Solvation and catalyst–substrate superstructure of a tungsten tris(dithiolene) complex dissolved in water–acetone A molecular dynamics model calculation

Abstract

The intermolecular interactions of the catalyst tris(1,2-ethylenedithiolate-S,S′)tungsten, W(S2C2H2)3, with the molecules of a 25:75 water–acetone mixed solvent, are examined by statistical mechanical methods, and specifically by a molecular dynamics (MD) technique, using charge distributions obtained by extended Huckel calculations. The results are presented in the form of pair correlation functions (PCF), and show that an average of up to three water molecules come close to the sites of the catalyst, whereas the acetone molecules form an open cage at a somewhat longer distance. The supramolecular structure around the catalyst is asymmetric, and is examined in the two characteristic geometries corresponding to the D3h and C2v symmetries which the ‘tris(dithiolene)’ molecule transiently assumes during its fluxional metamorphoses in solution.
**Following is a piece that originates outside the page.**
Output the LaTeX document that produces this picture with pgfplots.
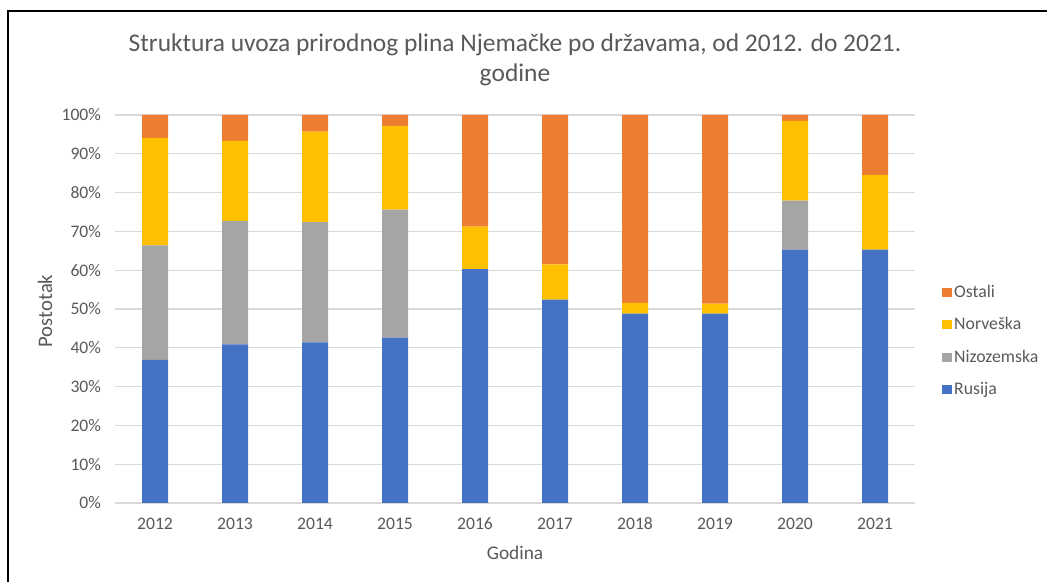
\documentclass[border=0pt]{standalone}
\usepackage{pgfplots}
\pgfplotsset{compat=1.18}
\usepackage{fontspec}
\setmainfont{Carlito}
\definecolor{rus}{HTML}{4472C4}
\definecolor{niz}{HTML}{A5A5A5}
\definecolor{nor}{HTML}{FFC000}
\definecolor{ost}{HTML}{ED7D31}
\definecolor{txt}{HTML}{595959}
\definecolor{grd}{HTML}{D9D9D9}
\begin{document}
\begin{tikzpicture}[x=0.75pt,y=0.75pt]
\useasboundingbox (0,0) rectangle (1047,582);
\draw[line width=1.5pt] (7.5,0) -- (7.5,571) -- (1047,571);
\node[text=txt, font=\fontsize{19.1}{23}\selectfont] at (515,537) {Struktura uvoza prirodnog plina Njemačke po državama, od 2012. do 2021.};
\node[text=txt, font=\fontsize{19.1}{23}\selectfont] at (515,507) {godine};
\node[text=txt, font=\fontsize{15.5}{18}\selectfont, rotate=90] at (45,271) {Postotak};
\node[text=txt, font=\fontsize{14.5}{17}\selectfont] at (515,29) {Godina};
\begin{axis}[
  at={(86.25pt,59.25pt)}, anchor=south west,
  scale only axis, width=600pt, height=291pt,
  ybar stacked, bar width=19.5pt,
  xmin=-0.5, xmax=9.5, ymin=0, ymax=100,
  xtick={0,...,9},
  xticklabels={2012,2013,2014,2015,2016,2017,2018,2019,2020,2021},
  ytick={0,10,...,100},
  yticklabels={0\%,10\%,20\%,30\%,40\%,50\%,60\%,70\%,80\%,90\%,100\%},
  major tick length=0pt,
  axis line style={draw=none},
  ymajorgrids, grid style={draw=grd, line width=0.9pt},
  ticklabel style={text=txt, font=\fontsize{13.2}{16}\selectfont},
  yticklabel style={xshift=-7pt},
  xticklabel style={yshift=-7pt, text height=9pt, text depth=0pt},
  legend style={at={(1.029,0.418)}, anchor=west, draw=none, fill=none,
     font=\fontsize{13.3}{16}\selectfont, text=txt, row sep=9.6pt},
  legend cell align=left,
  reverse legend,
  legend image code/.code={\fill[#1] (0pt,-3.4pt) rectangle (6.8pt,3.4pt);},
]
\addplot[fill=rus, draw=none] coordinates {(0,36.9) (1,40.9) (2,41.4) (3,42.6) (4,60.3) (5,52.4) (6,48.8) (7,48.8) (8,65.3) (9,65.3)};
\addplot[fill=niz, draw=none] coordinates {(0,29.5) (1,31.8) (2,31.0) (3,33.0) (4,0) (5,0) (6,0) (7,0) (8,12.6) (9,0)};
\addplot[fill=nor, draw=none] coordinates {(0,27.7) (1,20.6) (2,23.3) (3,21.6) (4,10.9) (5,9.1) (6,2.8) (7,2.6) (8,20.6) (9,19.2)};
\addplot[fill=ost, draw=none] coordinates {(0,5.9) (1,6.7) (2,4.3) (3,2.8) (4,28.8) (5,38.5) (6,48.4) (7,48.6) (8,1.5) (9,15.5)};
\legend{Rusija,Nizozemska,Norveška,Ostali}
\end{axis}
\end{tikzpicture}
\end{document}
At large distance (large values of the correlation parameter r) the system is homogeneous. Yet, at nanometer distances the symmetry breaks down, and the system becomes highly asymmetric with differentiation (selectivity) in space. The mobility of the water and acetone molecules, close to the catalyst, was also studied by estimating the translational self-diffusion coefficients Dwat and Dacet from the center of mass linear velocity correlation functions. The results show that the water molecules are more mobile than the acetone molecules, which is the opposite of what happens without the catalyst.